To be done - Among the lines below, count those with "this". Give only the number.

Given records -
--
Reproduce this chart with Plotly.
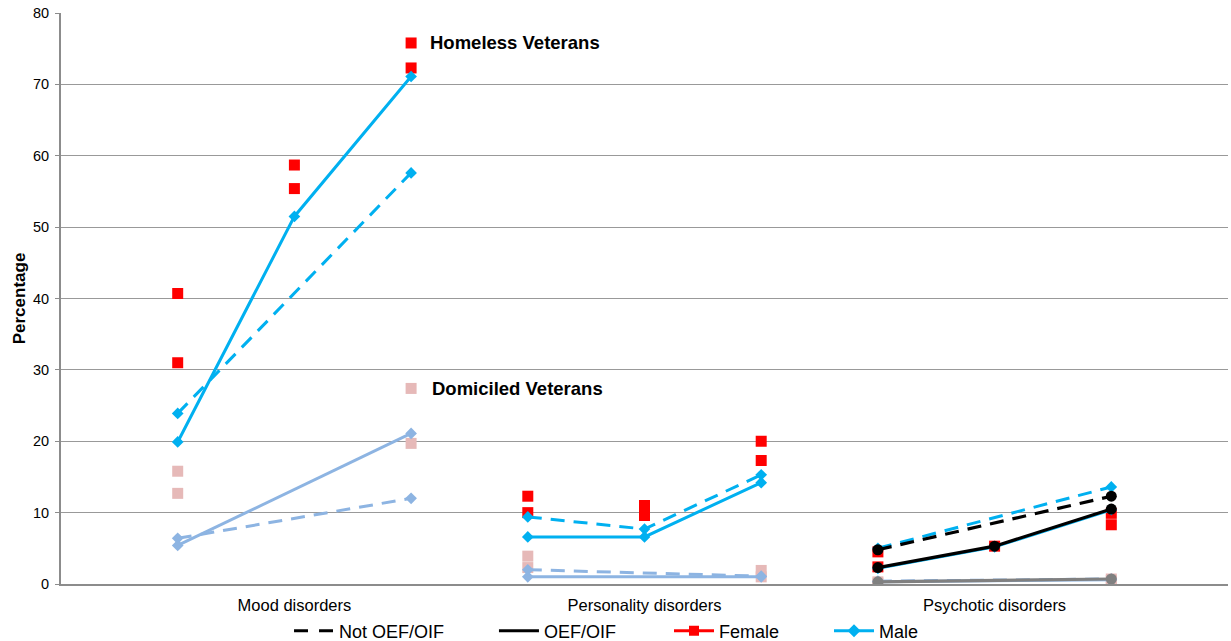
--
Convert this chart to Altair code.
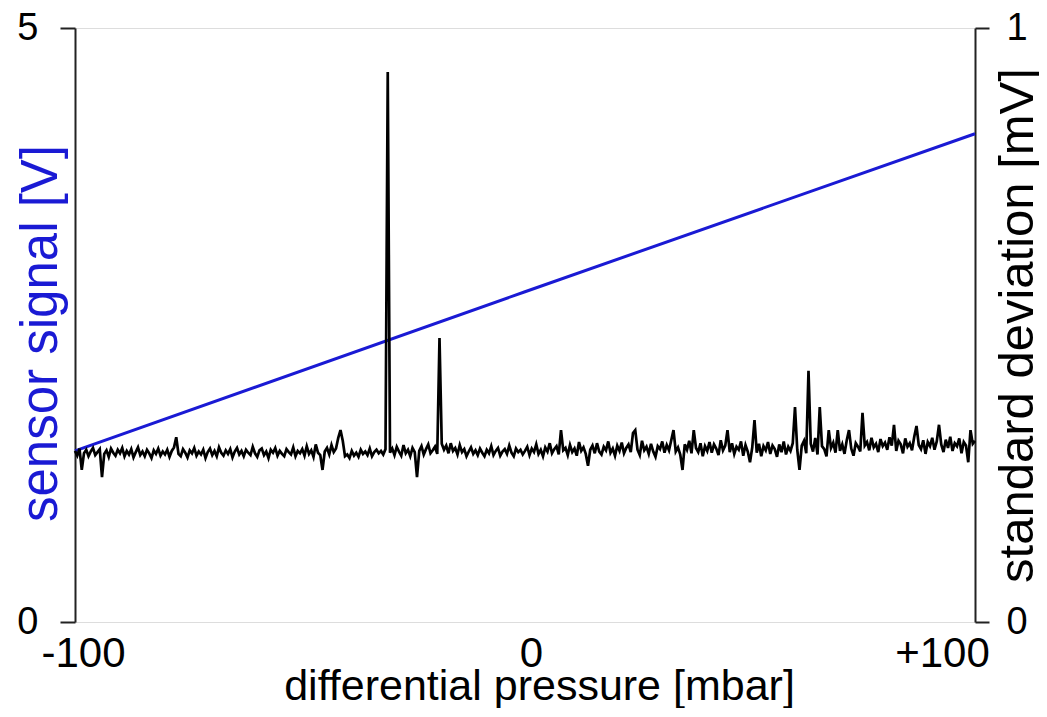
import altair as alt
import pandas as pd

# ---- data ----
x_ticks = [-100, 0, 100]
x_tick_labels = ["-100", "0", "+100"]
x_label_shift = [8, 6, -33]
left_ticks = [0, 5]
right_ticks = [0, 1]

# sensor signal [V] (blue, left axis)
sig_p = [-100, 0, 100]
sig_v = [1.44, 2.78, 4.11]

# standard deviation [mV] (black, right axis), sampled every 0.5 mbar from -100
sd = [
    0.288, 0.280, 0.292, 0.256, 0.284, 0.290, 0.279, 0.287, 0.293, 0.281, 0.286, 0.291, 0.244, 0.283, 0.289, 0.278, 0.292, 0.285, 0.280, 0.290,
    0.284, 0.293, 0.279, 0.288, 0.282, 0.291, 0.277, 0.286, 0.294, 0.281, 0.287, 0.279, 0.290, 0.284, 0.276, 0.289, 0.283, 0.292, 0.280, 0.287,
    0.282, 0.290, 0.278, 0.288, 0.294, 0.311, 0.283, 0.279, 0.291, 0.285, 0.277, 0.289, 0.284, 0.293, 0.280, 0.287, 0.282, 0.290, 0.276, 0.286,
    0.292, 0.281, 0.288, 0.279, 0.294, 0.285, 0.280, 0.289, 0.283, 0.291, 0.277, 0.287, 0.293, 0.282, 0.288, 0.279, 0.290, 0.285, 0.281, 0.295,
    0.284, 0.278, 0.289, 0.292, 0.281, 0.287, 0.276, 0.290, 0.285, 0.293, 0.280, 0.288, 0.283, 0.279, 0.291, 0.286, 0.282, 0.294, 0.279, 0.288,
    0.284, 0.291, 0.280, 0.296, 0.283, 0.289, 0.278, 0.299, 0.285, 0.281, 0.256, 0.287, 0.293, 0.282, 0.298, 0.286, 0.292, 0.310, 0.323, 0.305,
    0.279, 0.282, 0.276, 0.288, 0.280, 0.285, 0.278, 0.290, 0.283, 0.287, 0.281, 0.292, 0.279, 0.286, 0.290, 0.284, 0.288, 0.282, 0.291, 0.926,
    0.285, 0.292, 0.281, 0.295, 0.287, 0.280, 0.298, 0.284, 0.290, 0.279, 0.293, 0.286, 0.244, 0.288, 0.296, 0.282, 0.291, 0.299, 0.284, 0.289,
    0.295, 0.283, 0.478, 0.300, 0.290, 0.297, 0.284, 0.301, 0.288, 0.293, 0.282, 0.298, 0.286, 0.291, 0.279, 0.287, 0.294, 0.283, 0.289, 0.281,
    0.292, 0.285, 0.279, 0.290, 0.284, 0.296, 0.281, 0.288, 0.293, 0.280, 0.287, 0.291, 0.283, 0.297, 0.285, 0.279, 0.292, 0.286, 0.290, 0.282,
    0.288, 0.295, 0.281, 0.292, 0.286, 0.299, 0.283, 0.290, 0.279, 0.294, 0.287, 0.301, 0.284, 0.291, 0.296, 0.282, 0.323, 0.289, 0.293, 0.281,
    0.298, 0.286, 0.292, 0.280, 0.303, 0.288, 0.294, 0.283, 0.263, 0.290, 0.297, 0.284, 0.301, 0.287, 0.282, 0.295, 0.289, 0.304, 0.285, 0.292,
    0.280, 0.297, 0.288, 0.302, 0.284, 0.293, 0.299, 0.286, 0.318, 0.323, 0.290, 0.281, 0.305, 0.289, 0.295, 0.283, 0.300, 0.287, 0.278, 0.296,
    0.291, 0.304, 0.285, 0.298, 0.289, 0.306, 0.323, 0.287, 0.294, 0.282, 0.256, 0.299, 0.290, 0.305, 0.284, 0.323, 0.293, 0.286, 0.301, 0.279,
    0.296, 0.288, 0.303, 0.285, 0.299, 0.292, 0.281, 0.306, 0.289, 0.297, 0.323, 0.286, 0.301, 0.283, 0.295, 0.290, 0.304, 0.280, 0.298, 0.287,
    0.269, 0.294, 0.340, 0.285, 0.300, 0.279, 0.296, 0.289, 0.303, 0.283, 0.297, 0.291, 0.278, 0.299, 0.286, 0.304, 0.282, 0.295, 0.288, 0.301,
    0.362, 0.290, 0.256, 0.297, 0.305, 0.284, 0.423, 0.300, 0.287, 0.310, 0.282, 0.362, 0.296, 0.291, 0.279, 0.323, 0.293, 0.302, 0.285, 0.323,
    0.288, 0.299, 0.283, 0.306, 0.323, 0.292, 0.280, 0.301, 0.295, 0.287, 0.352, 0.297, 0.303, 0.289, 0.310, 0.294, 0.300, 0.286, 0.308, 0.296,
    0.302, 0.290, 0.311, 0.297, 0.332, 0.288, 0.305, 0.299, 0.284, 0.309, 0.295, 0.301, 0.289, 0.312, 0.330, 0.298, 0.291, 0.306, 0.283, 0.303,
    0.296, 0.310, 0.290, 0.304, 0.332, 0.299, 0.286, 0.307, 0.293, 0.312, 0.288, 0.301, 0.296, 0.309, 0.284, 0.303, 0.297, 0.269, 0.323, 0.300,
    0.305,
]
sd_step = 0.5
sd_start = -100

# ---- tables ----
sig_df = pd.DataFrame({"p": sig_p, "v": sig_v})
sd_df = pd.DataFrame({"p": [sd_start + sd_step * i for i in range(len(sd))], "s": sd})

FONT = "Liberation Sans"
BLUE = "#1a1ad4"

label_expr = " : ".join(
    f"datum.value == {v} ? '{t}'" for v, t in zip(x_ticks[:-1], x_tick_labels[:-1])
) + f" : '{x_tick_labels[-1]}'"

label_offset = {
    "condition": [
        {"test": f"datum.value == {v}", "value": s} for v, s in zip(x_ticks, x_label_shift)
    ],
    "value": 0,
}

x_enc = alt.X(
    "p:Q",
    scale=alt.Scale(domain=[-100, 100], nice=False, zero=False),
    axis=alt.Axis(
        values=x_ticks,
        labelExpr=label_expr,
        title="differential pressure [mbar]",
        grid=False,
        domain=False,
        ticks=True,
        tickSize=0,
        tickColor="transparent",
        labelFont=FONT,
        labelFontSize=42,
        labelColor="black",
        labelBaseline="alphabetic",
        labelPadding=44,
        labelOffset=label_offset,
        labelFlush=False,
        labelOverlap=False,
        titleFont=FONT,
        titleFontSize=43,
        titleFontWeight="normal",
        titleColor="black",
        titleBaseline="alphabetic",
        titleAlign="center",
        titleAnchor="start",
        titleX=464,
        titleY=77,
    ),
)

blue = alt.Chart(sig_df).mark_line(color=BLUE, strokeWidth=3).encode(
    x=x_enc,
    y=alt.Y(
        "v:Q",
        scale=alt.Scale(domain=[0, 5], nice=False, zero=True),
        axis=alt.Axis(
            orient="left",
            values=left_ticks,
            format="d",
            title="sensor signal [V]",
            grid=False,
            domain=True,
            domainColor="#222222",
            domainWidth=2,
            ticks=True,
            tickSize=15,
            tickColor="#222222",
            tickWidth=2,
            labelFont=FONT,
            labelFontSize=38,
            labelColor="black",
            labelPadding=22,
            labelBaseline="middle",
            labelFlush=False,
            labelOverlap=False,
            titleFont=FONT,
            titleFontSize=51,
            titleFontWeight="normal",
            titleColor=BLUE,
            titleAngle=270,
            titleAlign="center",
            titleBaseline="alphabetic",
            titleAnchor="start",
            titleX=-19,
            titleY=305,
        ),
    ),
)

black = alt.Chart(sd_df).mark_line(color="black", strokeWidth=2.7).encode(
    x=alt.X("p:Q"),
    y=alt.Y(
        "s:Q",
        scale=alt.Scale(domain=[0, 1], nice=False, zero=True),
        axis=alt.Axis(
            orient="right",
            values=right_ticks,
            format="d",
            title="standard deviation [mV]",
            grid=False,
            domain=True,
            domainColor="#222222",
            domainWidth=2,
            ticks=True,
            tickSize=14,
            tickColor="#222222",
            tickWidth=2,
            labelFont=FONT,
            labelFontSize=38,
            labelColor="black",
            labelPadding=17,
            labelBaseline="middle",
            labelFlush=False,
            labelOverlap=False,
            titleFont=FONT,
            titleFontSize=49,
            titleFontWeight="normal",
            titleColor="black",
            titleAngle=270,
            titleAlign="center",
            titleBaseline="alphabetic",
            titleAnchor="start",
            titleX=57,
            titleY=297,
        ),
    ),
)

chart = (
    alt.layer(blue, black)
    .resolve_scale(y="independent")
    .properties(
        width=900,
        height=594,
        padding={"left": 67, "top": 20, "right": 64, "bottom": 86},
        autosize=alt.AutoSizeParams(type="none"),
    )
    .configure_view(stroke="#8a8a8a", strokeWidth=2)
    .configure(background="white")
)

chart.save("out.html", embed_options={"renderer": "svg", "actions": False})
--
Answer for the task - 2